#### Stated task
Without the pictures, output the lines of the material from the very first through the one that holds "(L2) at ($(B2)!\c!(T2)$);".

#### Data lines
• • • •
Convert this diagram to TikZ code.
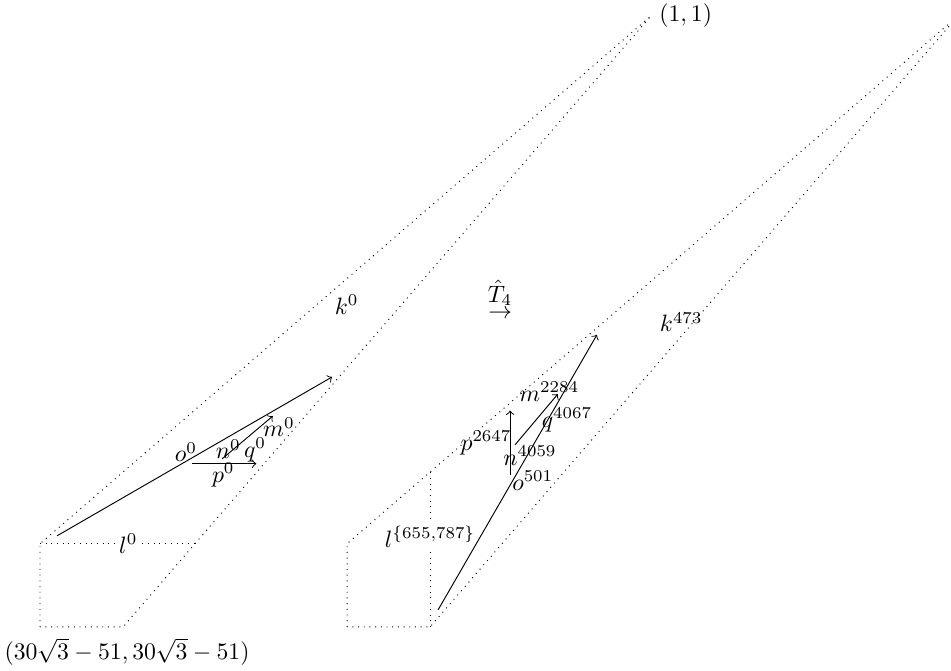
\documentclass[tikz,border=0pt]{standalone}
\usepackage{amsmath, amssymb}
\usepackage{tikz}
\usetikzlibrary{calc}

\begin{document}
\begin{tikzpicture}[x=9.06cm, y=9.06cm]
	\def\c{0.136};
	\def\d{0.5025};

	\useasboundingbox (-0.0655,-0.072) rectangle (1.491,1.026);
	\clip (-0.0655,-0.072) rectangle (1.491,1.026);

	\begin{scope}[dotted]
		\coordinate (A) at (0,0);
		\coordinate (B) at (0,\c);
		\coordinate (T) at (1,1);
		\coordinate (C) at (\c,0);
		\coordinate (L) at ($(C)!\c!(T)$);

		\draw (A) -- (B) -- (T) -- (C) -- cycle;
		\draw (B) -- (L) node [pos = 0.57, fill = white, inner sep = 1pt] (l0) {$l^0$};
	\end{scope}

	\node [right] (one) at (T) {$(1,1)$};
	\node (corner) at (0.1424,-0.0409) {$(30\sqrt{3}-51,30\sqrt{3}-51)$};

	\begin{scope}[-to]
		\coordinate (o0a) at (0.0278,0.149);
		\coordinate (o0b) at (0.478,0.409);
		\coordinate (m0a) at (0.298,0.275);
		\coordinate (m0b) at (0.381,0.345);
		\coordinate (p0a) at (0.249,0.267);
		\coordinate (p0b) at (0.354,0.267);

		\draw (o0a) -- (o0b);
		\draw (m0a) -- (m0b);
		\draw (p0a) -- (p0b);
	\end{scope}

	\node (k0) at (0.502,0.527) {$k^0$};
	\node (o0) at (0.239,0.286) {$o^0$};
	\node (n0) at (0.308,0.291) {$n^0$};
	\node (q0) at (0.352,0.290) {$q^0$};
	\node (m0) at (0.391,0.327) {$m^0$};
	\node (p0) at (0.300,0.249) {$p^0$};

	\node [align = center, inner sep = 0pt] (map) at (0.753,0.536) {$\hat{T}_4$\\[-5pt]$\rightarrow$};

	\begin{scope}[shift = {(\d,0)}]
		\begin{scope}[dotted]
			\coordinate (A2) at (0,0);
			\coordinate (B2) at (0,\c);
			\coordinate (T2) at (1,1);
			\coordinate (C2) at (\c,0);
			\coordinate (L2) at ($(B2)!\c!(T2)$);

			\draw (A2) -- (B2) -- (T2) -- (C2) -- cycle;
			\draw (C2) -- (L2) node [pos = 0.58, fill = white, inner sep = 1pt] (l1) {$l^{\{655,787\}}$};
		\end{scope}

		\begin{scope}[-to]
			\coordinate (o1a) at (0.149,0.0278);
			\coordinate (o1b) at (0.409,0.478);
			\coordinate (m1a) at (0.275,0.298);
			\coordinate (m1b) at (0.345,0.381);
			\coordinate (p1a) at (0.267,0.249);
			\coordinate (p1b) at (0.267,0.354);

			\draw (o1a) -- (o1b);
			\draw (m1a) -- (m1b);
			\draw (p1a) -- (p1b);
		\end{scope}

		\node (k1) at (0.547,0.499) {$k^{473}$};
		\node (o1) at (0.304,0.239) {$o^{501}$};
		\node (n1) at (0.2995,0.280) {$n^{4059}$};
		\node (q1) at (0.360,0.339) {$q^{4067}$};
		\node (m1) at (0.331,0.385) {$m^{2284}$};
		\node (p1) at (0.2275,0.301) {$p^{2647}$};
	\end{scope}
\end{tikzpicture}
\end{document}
• • • •
#### Written answer
Convert this diagram to TikZ code.
\documentclass[tikz,border=0pt]{standalone}
\usepackage{amsmath, amssymb}
\usepackage{tikz}
\usetikzlibrary{calc}

\begin{document}
\begin{tikzpicture}[x=9.06cm, y=9.06cm]
	\def\c{0.136};
	\def\d{0.5025};

	\useasboundingbox (-0.0655,-0.072) rectangle (1.491,1.026);
	\clip (-0.0655,-0.072) rectangle (1.491,1.026);

	\begin{scope}[dotted]
		\coordinate (A) at (0,0);
		\coordinate (B) at (0,\c);
		\coordinate (T) at (1,1);
		\coordinate (C) at (\c,0);
		\coordinate (L) at ($(C)!\c!(T)$);

		\draw (A) -- (B) -- (T) -- (C) -- cycle;
		\draw (B) -- (L) node [pos = 0.57, fill = white, inner sep = 1pt] (l0) {$l^0$};
	\end{scope}

	\node [right] (one) at (T) {$(1,1)$};
	\node (corner) at (0.1424,-0.0409) {$(30\sqrt{3}-51,30\sqrt{3}-51)$};

	\begin{scope}[-to]
		\coordinate (o0a) at (0.0278,0.149);
		\coordinate (o0b) at (0.478,0.409);
		\coordinate (m0a) at (0.298,0.275);
		\coordinate (m0b) at (0.381,0.345);
		\coordinate (p0a) at (0.249,0.267);
		\coordinate (p0b) at (0.354,0.267);

		\draw (o0a) -- (o0b);
		\draw (m0a) -- (m0b);
		\draw (p0a) -- (p0b);
	\end{scope}

	\node (k0) at (0.502,0.527) {$k^0$};
	\node (o0) at (0.239,0.286) {$o^0$};
	\node (n0) at (0.308,0.291) {$n^0$};
	\node (q0) at (0.352,0.290) {$q^0$};
	\node (m0) at (0.391,0.327) {$m^0$};
	\node (p0) at (0.300,0.249) {$p^0$};

	\node [align = center, inner sep = 0pt] (map) at (0.753,0.536) {$\hat{T}_4$\\[-5pt]$\rightarrow$};

	\begin{scope}[shift = {(\d,0)}]
		\begin{scope}[dotted]
			\coordinate (A2) at (0,0);
			\coordinate (B2) at (0,\c);
			\coordinate (T2) at (1,1);
			\coordinate (C2) at (\c,0);
			\coordinate (L2) at ($(B2)!\c!(T2)$);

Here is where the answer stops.